According to federal regulation that will take effect on Oct. 1, colleges and universities will also be required to provide consent and bystander training throughout students’ four years of school. While this semester juniors and seniors will be required to take an online training course called Haven, by next semester freshmen will have to participate in a three-part training program, which began during orientation, McMahon said.

Current freshmen will also be the first required to attend OEO training sessions about consent and the new sexual misconduct policy in groups of 35 to 40 students later this month and in early October, according to McMahon.

Beyond these new requirements, freshmen orientation switched its consent programming from last year’s presentation Sex Signals to a different one called Speak About It, a show created by former Bowdoin College students. McMahon, a former Bowdoin administrator, said she worked with the Speak About It team when they originally devised the show in 2009.

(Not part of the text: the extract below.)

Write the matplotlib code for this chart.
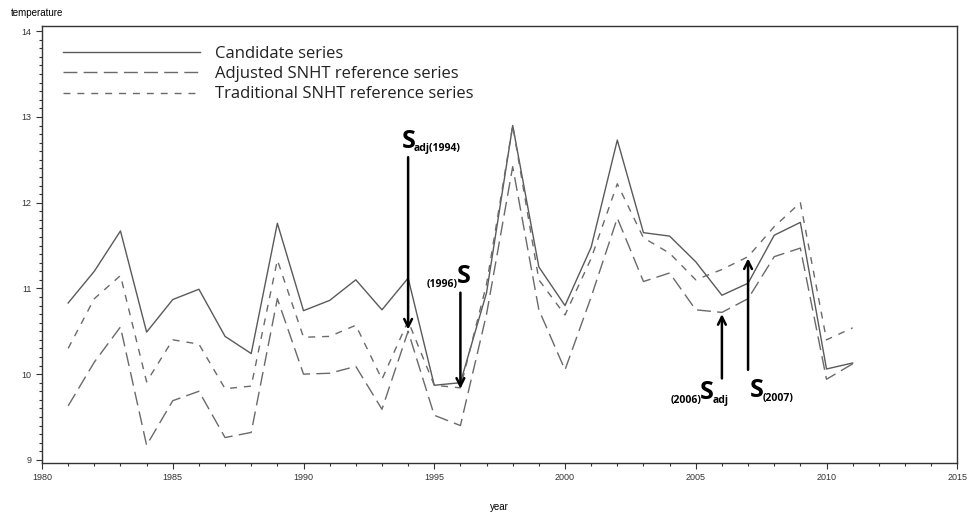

“It was designed to be an interactive program that … helped students think about a bystander model, that helped students think about consent and getting consent,” McMahon said. “I came in looking to make this a focus before all this happened [last semester].”

Approximately 30 members of McMahon’s Student Affairs office will also participate in prevention training with Donovan during a staff-wide meeting on Nov. 4. McMahon said that those faculty members, as well as others from offices that fall under the Student Affairs umbrella such as Greek Life and Residential Life, will attend trainings from the Boston Area Rape Crisis Center the week of Oct. 23.